> _What is asked_: Without the pictures, extract every line from the start of the material to the line containing "const yTicks = [0.5, 1, 1.5, 2];", both ends included.

= = = = = = =

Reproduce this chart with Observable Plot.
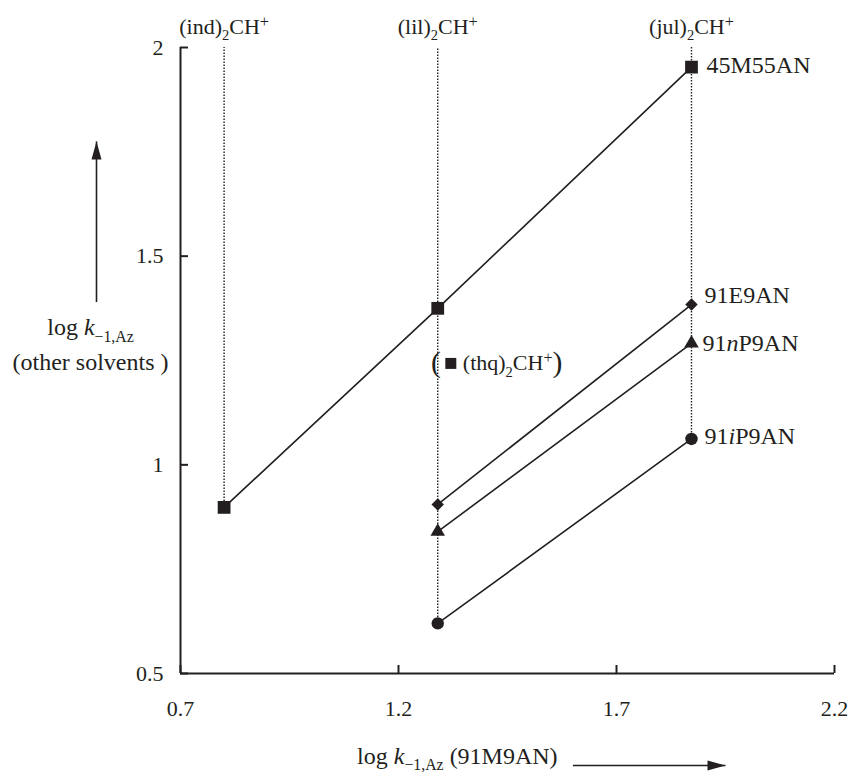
<!DOCTYPE html>
<html>
<head>
<meta charset="utf-8">
<script src="https://cdn.jsdelivr.net/npm/d3@7"></script>
<script src="https://cdn.jsdelivr.net/npm/@observablehq/plot@0.6"></script>
<style>
  html, body { margin: 0; padding: 0; background: #fff; }
  #chart { width: 854px; height: 772px; }
</style>
</head>
<body>
<div id="chart"></div>
<script>
// ---------- data ----------
const cationNames = ["(ind)_{2}CH^{+}", "(lil)_{2}CH^{+}", "(jul)_{2}CH^{+}"];
const cationX = [0.80, 1.29, 1.872];           // log k-1,Az (91M9AN)

const seriesNames = ["45M55AN", "91E9AN", "91*{n}P9AN", "91*{i}P9AN"];
const s45M55AN = [0.898, 1.375, 1.953];         // values at ind, lil, jul
const s91E9AN  = [null, 0.905, 1.384];
const s91nP9AN = [null, 0.840, 1.291];
const s91iP9AN = [null, 0.620, 1.062];
const seriesValues = [s45M55AN, s91E9AN, s91nP9AN, s91iP9AN];

const thqName = "(thq)_{2}CH^{+}";
const thqX = [1.32];
const thqY = [1.243];

const xTicks = [0.7, 1.2, 1.7, 2.2];
const yTicks = [0.5, 1, 1.5, 2];

const xLabel = "log *{k}_{−1,Az} (91M9AN)";
const yLabel1 = "log *{k}_{−1,Az}";
const yLabel2 = "(other solvents )";

// ---------- styles ----------
const INK = "#231f20";
const FONT = "Liberation Serif, Times New Roman, serif";
const FS_TICK = 22;
const FS_TOP = 22;
const FS_SER = 24;
const FS_TITLE = 24;
const seriesStyle = [
  {symbol: "square",   r: 7.2, dx: 15, dy: -2},
  {symbol: "diamond2", r: 5.6, dx: 13, dy: -9},
  {symbol: "triangle", r: 5.4, dx: 11, dy: 0},
  {symbol: "circle",   r: 6.2, dx: 13, dy: -3}
];
// filled, narrow arrow head (tip at the origin, pointing up)
const arrowHead = {draw(ctx) { ctx.moveTo(0, 0); ctx.lineTo(-5, 18); ctx.lineTo(5, 18); ctx.closePath(); }};

// ---------- build tables ----------
const rows = [];
seriesValues.forEach((vals, i) => {
  vals.forEach((v, j) => {
    if (v != null) rows.push({series: seriesNames[i], si: i, x: cationX[j], y: v});
  });
});
const cations = cationNames.map((name, j) => ({
  name, x: cationX[j],
  low: d3.min(rows.filter(r => r.x === cationX[j]), r => r.y)
}));
const lastPoints = seriesNames.map((s, i) => {
  const pts = rows.filter(r => r.si === i);
  return pts[pts.length - 1];
});
const thq = [{x: thqX[0], y: thqY[0]}];

const xDom = [xTicks[0], xTicks[xTicks.length - 1]];
const yDom = [yTicks[0], yTicks[yTicks.length - 1]];

// annotation placement for the axis titles
const yArrow = [{x: xDom[0], y1: 1.39, y2: 1.775}];
const xArrow = [{y: yDom[0], x1: 1.60, x2: 1.95}];

const marks = [
  // dotted guides
  Plot.ruleX(cations, {x: "x", y1: "low", y2: yDom[1], insetTop: -6,
    stroke: INK, strokeWidth: 1.4, strokeDasharray: "1.5,1.5"}),
  // axis lines
  Plot.ruleX([xDom[0]], {stroke: INK, strokeWidth: 2}),
  Plot.ruleY([yDom[0]], {stroke: INK, strokeWidth: 2}),
  // inward ticks
  Plot.ruleY(yTicks, {y: d => d, x1: xDom[0], x2: xDom[0], insetRight: -8, stroke: INK, strokeWidth: 2}),
  Plot.ruleX(xTicks, {x: d => d, y1: yDom[0], y2: yDom[0], insetTop: -8, stroke: INK, strokeWidth: 2}),
  // tick labels
  Plot.axisX(xTicks, {tickSize: 0, tickPadding: 27, label: null, fontSize: FS_TICK, fill: INK, tickFormat: d => String(d)}),
  Plot.axisY(yTicks, {tickSize: 0, tickPadding: 17, label: null, fontSize: FS_TICK, fill: INK, tickFormat: d => String(d)}),
  // series lines
  Plot.line(rows, {x: "x", y: "y", z: "series", stroke: INK, strokeWidth: 1.6}),
];
seriesNames.forEach((s, i) => {
  const st = seriesStyle[i];
  marks.push(Plot.dot(rows.filter(r => r.si === i), {x: "x", y: "y", symbol: st.symbol, r: st.r, fill: INK, stroke: "none"}));
  marks.push(Plot.text([lastPoints[i]], {x: "x", y: "y", text: d => d.series, dx: st.dx, dy: st.dy,
    textAnchor: "start", fontSize: FS_SER, fill: INK}));
});
marks.push(
  // cation labels at the top
  Plot.text(cations, {x: "x", text: "name", frameAnchor: "top", dy: -29, fontSize: FS_TOP, fill: INK}),
  // thq point
  Plot.dot(thq, {x: "x", y: "y", symbol: "square", r: 6.2, fill: INK, stroke: "none"}),
  Plot.text(thq, {x: "x", y: "y", text: d => "!{(}", dx: -10, textAnchor: "end", fontSize: FS_TOP, fill: INK}),
  Plot.text(thq, {x: "x", y: "y", text: d => thqName + "!{)}", dx: 12, textAnchor: "start", fontSize: FS_TOP, fill: INK}),
  // y axis title with arrow
  Plot.link(yArrow, {x1: "x", x2: "x", y1: "y1", y2: "y2", dx: -84, stroke: INK, strokeWidth: 1.6}),
  Plot.dot(yArrow, {x: "x", y: "y2", dx: -84, symbol: arrowHead, fill: INK, stroke: "none"}),
  Plot.text([yLabel1], {text: d => d, y: 1.33, frameAnchor: "left", dx: -90, textAnchor: "middle", fontSize: FS_TITLE, fill: INK}),
  Plot.text([yLabel2], {text: d => d, y: 1.245, frameAnchor: "left", dx: -90, textAnchor: "middle", fontSize: FS_TITLE, fill: INK}),
  // x axis title with arrow
  Plot.text([xLabel], {text: d => d, x: 1.335, frameAnchor: "bottom", dy: 90, fontSize: FS_TITLE, fill: INK}),
  Plot.link(xArrow, {x1: "x1", x2: "x2", y1: "y", y2: "y", dy: 92, stroke: INK, strokeWidth: 1.6}),
  Plot.dot(xArrow, {x: "x2", y: "y", dy: 92, rotate: 90, symbol: arrowHead, fill: INK, stroke: "none"})
);

const svg = Plot.plot({
  width: 854,
  height: 772,
  marginLeft: 180,
  marginRight: 20,
  marginTop: 47,
  marginBottom: 99,
  x: {domain: xDom},
  y: {domain: yDom},
  style: {fontFamily: FONT, fontSize: FS_TICK + "px", background: "#fff", color: INK, overflow: "visible"},
  marks
});

// ---------- rich text: _{sub} ^{sup} *{italic} !{large} ----------
const NS = "http://www.w3.org/2000/svg";
svg.querySelectorAll("text").forEach(t => {
  const s = t.textContent;
  if (!/[_^*!]\{/.test(s)) return;
  let fs = parseFloat(t.getAttribute("font-size"));
  if (!fs && t.parentNode) fs = parseFloat(t.parentNode.getAttribute("font-size"));
  if (!fs) fs = FS_TICK;
  t.textContent = "";
  let shift = 0;
  const re = /([_^*!])\{([^}]*)\}|([^_^*!]+|[_^*!])/g;
  for (const m of s.matchAll(re)) {
    const ts = document.createElementNS(NS, "tspan");
    let target = 0;
    if (m[1] === "_") { target = 0.28 * fs; ts.setAttribute("font-size", (0.66 * fs).toFixed(1)); }
    else if (m[1] === "^") { target = -0.33 * fs; ts.setAttribute("font-size", (0.74 * fs).toFixed(1)); }
    else if (m[1] === "*") { ts.setAttribute("font-style", "italic"); }
    else if (m[1] === "!") { ts.setAttribute("font-size", (1.35 * fs).toFixed(1)); target = 0.08 * fs; }
    ts.setAttribute("dy", (target - shift).toFixed(2));
    shift = target;
    ts.textContent = m[1] ? m[2] : m[3];
    t.appendChild(ts);
  }
});

document.getElementById("chart").appendChild(svg);
</script>
</body>
</html>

= = = = = = =

> _Result of the task_:
Reproduce this chart with Observable Plot.
<!DOCTYPE html>
<html>
<head>
<meta charset="utf-8">
<script src="https://cdn.jsdelivr.net/npm/d3@7"></script>
<script src="https://cdn.jsdelivr.net/npm/@observablehq/plot@0.6"></script>
<style>
  html, body { margin: 0; padding: 0; background: #fff; }
  #chart { width: 854px; height: 772px; }
</style>
</head>
<body>
<div id="chart"></div>
<script>
// ---------- data ----------
const cationNames = ["(ind)_{2}CH^{+}", "(lil)_{2}CH^{+}", "(jul)_{2}CH^{+}"];
const cationX = [0.80, 1.29, 1.872];           // log k-1,Az (91M9AN)

const seriesNames = ["45M55AN", "91E9AN", "91*{n}P9AN", "91*{i}P9AN"];
const s45M55AN = [0.898, 1.375, 1.953];         // values at ind, lil, jul
const s91E9AN  = [null, 0.905, 1.384];
const s91nP9AN = [null, 0.840, 1.291];
const s91iP9AN = [null, 0.620, 1.062];
const seriesValues = [s45M55AN, s91E9AN, s91nP9AN, s91iP9AN];

const thqName = "(thq)_{2}CH^{+}";
const thqX = [1.32];
const thqY = [1.243];

const xTicks = [0.7, 1.2, 1.7, 2.2];
const yTicks = [0.5, 1, 1.5, 2];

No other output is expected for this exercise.